## Directions
Can you transcribe every entry word for word, skipping the images?

## Data for processing
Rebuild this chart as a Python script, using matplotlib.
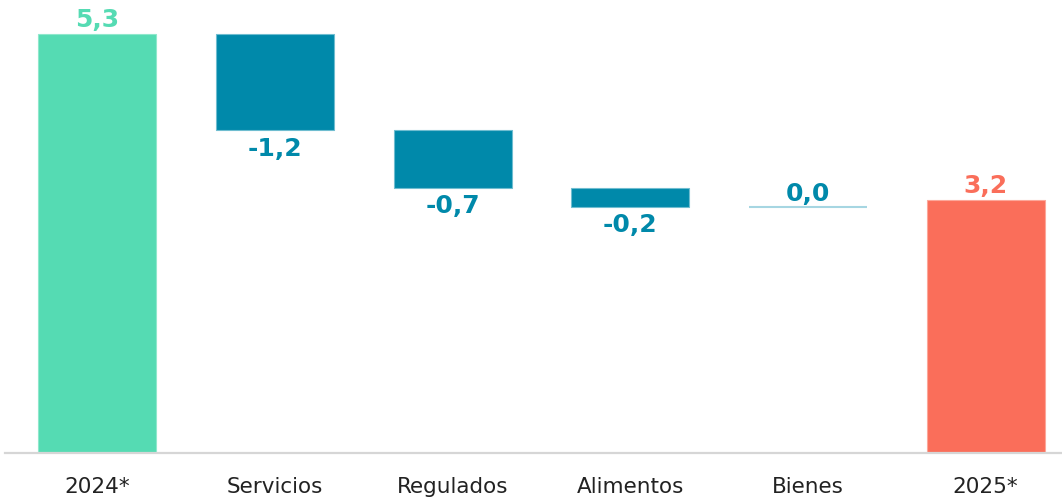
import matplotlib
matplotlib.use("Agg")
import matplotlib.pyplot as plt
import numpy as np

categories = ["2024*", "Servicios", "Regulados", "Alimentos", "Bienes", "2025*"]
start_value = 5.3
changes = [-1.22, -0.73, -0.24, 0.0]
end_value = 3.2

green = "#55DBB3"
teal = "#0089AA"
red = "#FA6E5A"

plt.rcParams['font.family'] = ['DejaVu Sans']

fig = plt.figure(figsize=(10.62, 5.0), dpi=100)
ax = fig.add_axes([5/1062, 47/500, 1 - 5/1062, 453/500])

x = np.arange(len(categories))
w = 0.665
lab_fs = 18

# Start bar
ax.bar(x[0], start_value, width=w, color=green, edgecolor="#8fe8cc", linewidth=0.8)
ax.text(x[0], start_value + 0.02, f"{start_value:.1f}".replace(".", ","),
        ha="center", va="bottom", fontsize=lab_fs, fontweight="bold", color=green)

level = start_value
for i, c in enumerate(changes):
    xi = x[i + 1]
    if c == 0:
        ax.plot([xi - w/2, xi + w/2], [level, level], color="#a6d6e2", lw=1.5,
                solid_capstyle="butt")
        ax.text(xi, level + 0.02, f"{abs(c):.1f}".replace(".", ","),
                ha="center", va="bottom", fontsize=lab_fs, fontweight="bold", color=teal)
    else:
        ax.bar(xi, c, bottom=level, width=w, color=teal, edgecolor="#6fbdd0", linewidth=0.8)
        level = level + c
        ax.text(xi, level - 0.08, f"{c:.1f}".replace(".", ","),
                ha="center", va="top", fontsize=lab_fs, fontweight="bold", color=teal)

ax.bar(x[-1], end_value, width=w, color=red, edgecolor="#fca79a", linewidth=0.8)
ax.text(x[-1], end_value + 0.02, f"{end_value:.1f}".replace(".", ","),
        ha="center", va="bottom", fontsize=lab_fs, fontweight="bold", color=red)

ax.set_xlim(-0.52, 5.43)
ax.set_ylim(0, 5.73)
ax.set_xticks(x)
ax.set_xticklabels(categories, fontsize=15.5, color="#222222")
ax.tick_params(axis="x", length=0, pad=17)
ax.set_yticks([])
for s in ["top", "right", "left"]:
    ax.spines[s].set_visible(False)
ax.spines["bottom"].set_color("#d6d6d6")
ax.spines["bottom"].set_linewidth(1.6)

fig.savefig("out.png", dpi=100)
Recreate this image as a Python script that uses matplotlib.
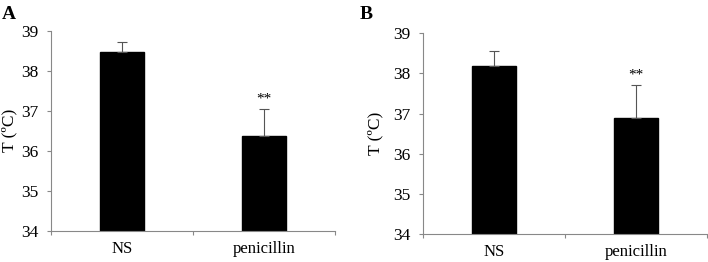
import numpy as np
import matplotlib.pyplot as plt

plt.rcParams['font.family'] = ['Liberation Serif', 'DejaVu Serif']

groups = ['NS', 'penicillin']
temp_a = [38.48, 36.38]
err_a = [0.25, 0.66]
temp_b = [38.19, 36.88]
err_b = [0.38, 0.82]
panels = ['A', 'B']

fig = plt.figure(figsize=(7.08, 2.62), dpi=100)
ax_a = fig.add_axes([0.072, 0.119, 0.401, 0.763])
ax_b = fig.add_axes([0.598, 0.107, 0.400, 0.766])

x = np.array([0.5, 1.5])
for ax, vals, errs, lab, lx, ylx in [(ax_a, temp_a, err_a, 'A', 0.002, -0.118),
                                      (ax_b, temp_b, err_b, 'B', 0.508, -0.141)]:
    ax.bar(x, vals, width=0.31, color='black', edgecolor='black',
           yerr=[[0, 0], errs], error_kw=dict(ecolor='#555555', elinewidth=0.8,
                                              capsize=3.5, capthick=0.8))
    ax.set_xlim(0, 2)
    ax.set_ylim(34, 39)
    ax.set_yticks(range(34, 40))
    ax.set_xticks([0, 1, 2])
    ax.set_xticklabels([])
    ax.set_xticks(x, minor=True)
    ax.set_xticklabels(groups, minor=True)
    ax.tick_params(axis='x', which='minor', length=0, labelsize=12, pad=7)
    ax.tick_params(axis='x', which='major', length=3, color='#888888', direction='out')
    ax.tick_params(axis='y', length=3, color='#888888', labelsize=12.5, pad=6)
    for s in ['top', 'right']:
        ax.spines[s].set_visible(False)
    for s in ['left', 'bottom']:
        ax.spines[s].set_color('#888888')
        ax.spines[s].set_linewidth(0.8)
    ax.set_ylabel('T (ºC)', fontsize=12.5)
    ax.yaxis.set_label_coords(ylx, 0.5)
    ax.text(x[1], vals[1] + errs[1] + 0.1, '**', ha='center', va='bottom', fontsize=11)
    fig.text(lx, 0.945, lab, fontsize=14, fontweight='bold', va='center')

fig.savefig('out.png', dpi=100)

## Answer below
Rebuild this chart as a Python script, using matplotlib.
import matplotlib
matplotlib.use("Agg")
import matplotlib.pyplot as plt
import numpy as np

categories = ["2024*", "Servicios", "Regulados", "Alimentos", "Bienes", "2025*"]
start_value = 5.3
changes = [-1.22, -0.73, -0.24, 0.0]
end_value = 3.2

green = "#55DBB3"
teal = "#0089AA"
red = "#FA6E5A"

plt.rcParams['font.family'] = ['DejaVu Sans']

fig = plt.figure(figsize=(10.62, 5.0), dpi=100)
ax = fig.add_axes([5/1062, 47/500, 1 - 5/1062, 453/500])

x = np.arange(len(categories))
w = 0.665
lab_fs = 18

# Start bar
ax.bar(x[0], start_value, width=w, color=green, edgecolor="#8fe8cc", linewidth=0.8)
ax.text(x[0], start_value + 0.02, f"{start_value:.1f}".replace(".", ","),
        ha="center", va="bottom", fontsize=lab_fs, fontweight="bold", color=green)

level = start_value
for i, c in enumerate(changes):
    xi = x[i + 1]
    if c == 0:
        ax.plot([xi - w/2, xi + w/2], [level, level], color="#a6d6e2", lw=1.5,
                solid_capstyle="butt")
        ax.text(xi, level + 0.02, f"{abs(c):.1f}".replace(".", ","),
                ha="center", va="bottom", fontsize=lab_fs, fontweight="bold", color=teal)
    else:
        ax.bar(xi, c, bottom=level, width=w, color=teal, edgecolor="#6fbdd0", linewidth=0.8)
        level = level + c
        ax.text(xi, level - 0.08, f"{c:.1f}".replace(".", ","),
                ha="center", va="top", fontsize=lab_fs, fontweight="bold", color=teal)

ax.bar(x[-1], end_value, width=w, color=red, edgecolor="#fca79a", linewidth=0.8)
ax.text(x[-1], end_value + 0.02, f"{end_value:.1f}".replace(".", ","),
        ha="center", va="bottom", fontsize=lab_fs, fontweight="bold", color=red)

ax.set_xlim(-0.52, 5.43)
ax.set_ylim(0, 5.73)
ax.set_xticks(x)
ax.set_xticklabels(categories, fontsize=15.5, color="#222222")
ax.tick_params(axis="x", length=0, pad=17)
ax.set_yticks([])
for s in ["top", "right", "left"]:
    ax.spines[s].set_visible(False)
ax.spines["bottom"].set_color("#d6d6d6")
ax.spines["bottom"].set_linewidth(1.6)

fig.savefig("out.png", dpi=100)
Recreate this image as a Python script that uses matplotlib.
import numpy as np
import matplotlib.pyplot as plt

plt.rcParams['font.family'] = ['Liberation Serif', 'DejaVu Serif']

groups = ['NS', 'penicillin']
temp_a = [38.48, 36.38]
err_a = [0.25, 0.66]
temp_b = [38.19, 36.88]
err_b = [0.38, 0.82]
panels = ['A', 'B']

fig = plt.figure(figsize=(7.08, 2.62), dpi=100)
ax_a = fig.add_axes([0.072, 0.119, 0.401, 0.763])
ax_b = fig.add_axes([0.598, 0.107, 0.400, 0.766])

x = np.array([0.5, 1.5])
for ax, vals, errs, lab, lx, ylx in [(ax_a, temp_a, err_a, 'A', 0.002, -0.118),
                                      (ax_b, temp_b, err_b, 'B', 0.508, -0.141)]:
    ax.bar(x, vals, width=0.31, color='black', edgecolor='black',
           yerr=[[0, 0], errs], error_kw=dict(ecolor='#555555', elinewidth=0.8,
                                              capsize=3.5, capthick=0.8))
    ax.set_xlim(0, 2)
    ax.set_ylim(34, 39)
    ax.set_yticks(range(34, 40))
    ax.set_xticks([0, 1, 2])
    ax.set_xticklabels([])
    ax.set_xticks(x, minor=True)
    ax.set_xticklabels(groups, minor=True)
    ax.tick_params(axis='x', which='minor', length=0, labelsize=12, pad=7)
    ax.tick_params(axis='x', which='major', length=3, color='#888888', direction='out')
    ax.tick_params(axis='y', length=3, color='#888888', labelsize=12.5, pad=6)
    for s in ['top', 'right']:
        ax.spines[s].set_visible(False)
    for s in ['left', 'bottom']:
        ax.spines[s].set_color('#888888')
        ax.spines[s].set_linewidth(0.8)
    ax.set_ylabel('T (ºC)', fontsize=12.5)
    ax.yaxis.set_label_coords(ylx, 0.5)
    ax.text(x[1], vals[1] + errs[1] + 0.1, '**', ha='center', va='bottom', fontsize=11)
    fig.text(lx, 0.945, lab, fontsize=14, fontweight='bold', va='center')

fig.savefig('out.png', dpi=100)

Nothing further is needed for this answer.